An innovative state program has helped transform nearly 300 classified employees into credentialed teachers, with about 2,000 more staff in the pipeline, according to a report from the Commission on Teacher Credentialing.

The Classified School Employee Teacher Credentialing Program pays local school districts $4,000 annually for each participant. Most of the funding covers tuition, books and other education costs. Staff have five years to complete the program.

The CFT co-sponsored the legislation that created this program as a way to address California’s critical teacher shortage. According to a recent Learning Policy Institute survey of school districts, 80 percent reported experiencing a teacher shortage. In addition, there has been a 70 percent drop in enrollment in teacher preparation programs over the last decade.

The Legislature allocated $20 million in 2016 for the classified employee credentialing program. It committed an additional $25 million in 2017 to recruit staff, support their undergraduate education and teacher preparation, and see them through certification.

Assemblyman Kevin McCarty (D-Sacramento) introduced the legislation that created the program. “A qualified teacher in the classroom has a big correlation to student success. If this program can produce 2,000 teachers, that’s a third of the classrooms that have uncredentialed teachers today.”

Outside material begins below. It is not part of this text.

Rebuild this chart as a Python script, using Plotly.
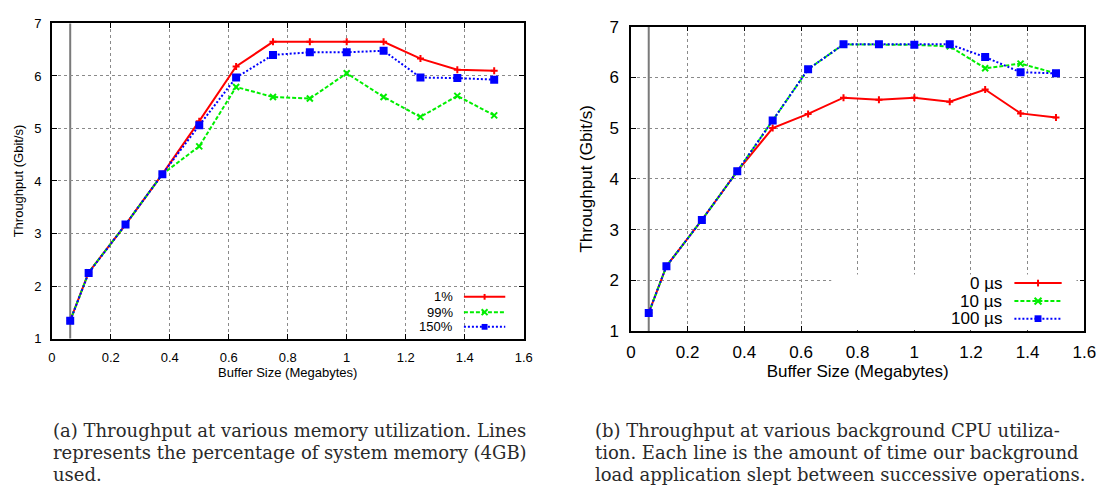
import plotly.graph_objects as go

W, H = 1117, 496

# ---------------- data ----------------
buffer_mb = [0.0625, 0.125, 0.25, 0.375, 0.5, 0.625, 0.75, 0.875, 1.0, 1.125, 1.25, 1.375, 1.5]

# (a) memory utilization
mem_1 = [1.34, 2.26, 3.17, 4.13, 5.14, 6.18, 6.65, 6.65, 6.65, 6.65, 6.33, 6.12, 6.10]
mem_99 = [1.34, 2.26, 3.17, 4.13, 4.66, 5.79, 5.60, 5.57, 6.05, 5.60, 5.22, 5.62, 5.25]
mem_150 = [1.34, 2.25, 3.17, 4.13, 5.06, 5.97, 6.40, 6.45, 6.45, 6.48, 5.97, 5.96, 5.93]
mem_names = ["1%", "99%", "150%"]

# (b) background CPU sleep
cpu_0 = [1.36, 2.28, 3.19, 4.15, 5.00, 5.28, 5.60, 5.56, 5.60, 5.52, 5.76, 5.29, 5.21]
cpu_10 = [1.36, 2.28, 3.19, 4.15, 5.15, 6.16, 6.65, 6.65, 6.64, 6.61, 6.18, 6.27, 6.08]
cpu_100 = [1.36, 2.28, 3.19, 4.15, 5.15, 6.16, 6.65, 6.65, 6.64, 6.65, 6.40, 6.10, 6.08]
cpu_names = ["0 µs", "10 µs", "100 µs"]

x_ticks = [0, 0.2, 0.4, 0.6, 0.8, 1, 1.2, 1.4, 1.6]
y_ticks = [1, 2, 3, 4, 5, 6, 7]
x_title = "Buffer Size (Megabytes)"
y_title = "Throughput (Gbit/s)"
caption_a = ["(a) Throughput at various memory utilization. Lines",
             "represents the percentage of system memory (4GB)",
             "used."]
caption_b = ["(b) Throughput at various background CPU utiliza-",
             "tion. Each line is the amount of time our background",
             "load application slept between successive operations."]

# ---------------- styles ----------------
styles = [
    dict(color="#ff0000", dash="solid", symbol="cross-thin", msize=5),
    dict(color="#00ee00", dash="4px,2px", symbol="x-thin", msize=6),
    dict(color="#0000ff", dash="2px,2px", symbol="square", msize=6),
]
SANS = "Liberation Sans, Arial, sans-serif"
SERIF = "DejaVu Serif, serif"

def px(x):
    return x / W

def py(y):
    return 1 - y / H

fig = go.Figure()

def add_series(xs, ys, name, st, xa, ya):
    fig.add_trace(go.Scatter(
        x=xs, y=ys, name=name, mode="lines+markers", showlegend=False,
        line=dict(color=st["color"], dash=st["dash"], width=2),
        marker=dict(symbol=st["symbol"], size=st["msize"], color=st["color"],
                    line=dict(color=st["color"], width=2)),
        xaxis=xa, yaxis=ya, cliponaxis=False,
    ))

for ys, nm, st in zip([mem_1, mem_99, mem_150], mem_names, styles):
    add_series(buffer_mb, ys, nm, st, "x", "y")
for ys, nm, st in zip([cpu_0, cpu_10, cpu_100], cpu_names, styles):
    add_series(buffer_mb, ys, nm, st, "x2", "y2")

def axis_common(fs, dom, tls):
    return dict(domain=dom, showline=True, linecolor="black", linewidth=1.5, mirror="ticks",
                ticks="inside", ticklen=5, tickcolor="black", tickwidth=1, ticklabelstandoff=tls,
                showgrid=True, gridcolor="#8a8a8a", griddash="dot", gridwidth=1,
                zeroline=False, tickfont=dict(family=SANS, size=fs, color="black"))

LA = dict(x0=47.5, x1=526.7, y0=15, y1=342.7)
RA = dict(x0=635.7, x1=1096, y0=18.3, y1=335)

xa1 = axis_common(13, [px(LA["x0"]), px(LA["x1"])], 6)
xa1.update(range=[0, 1.6], tickvals=x_ticks, ticktext=[f"{v:g}" for v in x_ticks],
           title=dict(text=x_title, font=dict(family=SANS, size=13, color="black"), standoff=4),
           anchor="y")
ya1 = axis_common(13, [py(LA["y1"]), py(LA["y0"])], 6)
ya1.update(range=[1, 7], tickvals=y_ticks,
           title=dict(text=y_title, font=dict(family=SANS, size=13, color="black"), standoff=8),
           anchor="x")
xa2 = axis_common(17, [px(RA["x0"]), px(RA["x1"])], 5)
xa2.update(range=[0, 1.6], tickvals=x_ticks, ticktext=[f"{v:g}" for v in x_ticks],
           title=dict(text=x_title, font=dict(family=SANS, size=17, color="black"), standoff=2),
           anchor="y2")
ya2 = axis_common(17, [py(RA["y1"]), py(RA["y0"])], 7)
ya2.update(range=[1, 7], tickvals=y_ticks,
           title=dict(text=y_title, font=dict(family=SANS, size=17, color="black"), standoff=12),
           anchor="x2")

fig.update_layout(
    width=W, height=H, margin=dict(l=0, r=0, t=0, b=0),
    paper_bgcolor="white", plot_bgcolor="white",
    xaxis=xa1, yaxis=ya1, xaxis2=xa2, yaxis2=ya2,
    showlegend=False,
)

shapes = []
# vertical marker line at the smallest buffer size
for xr, yr in [("x", "y domain"), ("x2", "y2 domain")]:
    shapes.append(dict(type="line", xref=xr, yref=yr, x0=buffer_mb[0], x1=buffer_mb[0], y0=0, y1=1,
                       line=dict(color="#7a7a7a", width=2), layer="below"))

# white legend backdrop in panel (b)
shapes.append(dict(type="rect", xref="paper", yref="paper", x0=px(839), x1=px(1088),
                   y0=py(334), y1=py(276), fillcolor="white", line=dict(width=0), layer="above"))

annotations = []

def legend_block(names, text_right, s0, s1, rows, fs, msz):
    for nm, st, yy in zip(names, styles, rows):
        annotations.append(dict(xref="paper", yref="paper", x=px(text_right), y=py(yy),
                                text=nm, showarrow=False, xanchor="right", yanchor="middle",
                                font=dict(family=SANS, size=fs, color="black")))
        shapes.append(dict(type="line", xref="paper", yref="paper", x0=px(s0), x1=px(s1),
                           y0=py(yy), y1=py(yy), layer="above",
                           line=dict(color=st["color"], width=2, dash=st["dash"])))
        cx = (s0 + s1) / 2
        h = msz / 2
        if st["symbol"] == "square":
            shapes.append(dict(type="rect", xref="paper", yref="paper", layer="above",
                               x0=px(cx - h), x1=px(cx + h), y0=py(yy + h), y1=py(yy - h),
                               fillcolor=st["color"], line=dict(width=0)))
        elif st["symbol"].startswith("x"):
            for a, b in [(-1, 1), (1, -1)]:
                shapes.append(dict(type="line", xref="paper", yref="paper", layer="above",
                                   x0=px(cx - h), x1=px(cx + h), y0=py(yy + a * h), y1=py(yy + b * h),
                                   line=dict(color=st["color"], width=2)))
        else:
            shapes.append(dict(type="line", xref="paper", yref="paper", layer="above",
                               x0=px(cx), x1=px(cx), y0=py(yy - h), y1=py(yy + h),
                               line=dict(color=st["color"], width=2)))

legend_block(mem_names, 456.7, 466, 508, [299.3, 315.3, 330.5], 13, 6)
legend_block(cpu_names, 1014, 1025, 1073, [285, 303.7, 322], 17, 7)

# captions
for lines, x0 in [(caption_a, 47), (caption_b, 597)]:
    for i, ln in enumerate(lines):
        annotations.append(dict(xref="paper", yref="paper", x=px(x0), y=py(438 + 23 * i),
                                text=ln, showarrow=False, xanchor="left", yanchor="middle",
                                font=dict(family=SERIF, size=18, color="#2a2a2a")))

fig.update_layout(shapes=shapes, annotations=annotations)
fig.write_html("out.html")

McCarty, who chairs the Assembly Budget Subcommittee on Education Finance, said (before the coronavirus pandemic) that he expects legislators will approve additional funding for the program in the 2020-21 budget. 

“It looks like we’ll have some opportunities for some smart investments and this looks like one of those,” McCarty said. 

This is why CFT strongly supports the governor’s proposal to provide a $61.4 million reinvestment in the classified credentialing program. (Editor’s note: The funding was approved.)

The highly lauded program has helped accomplish two educational priorities: getting more qualified teachers into classrooms, and a more diverse workforce with similar family incomes and ethnicities as their students.

According to the recent survey by the Commission on Teacher Credentialing, 62 percent of teachers identified as white, while 21 percent identified as Latin.

The CTC survey of 2016 and 2017 credentialing program participants paints a very different portrait:

  • Latin –  41 percent
  • White – 32.4 percent
  • Asian –  6.6 percent
  • Black – 5.6 percent

An additional 4.4 percent identified as mixed ethnicity and 9 percent declined to answer that survey question.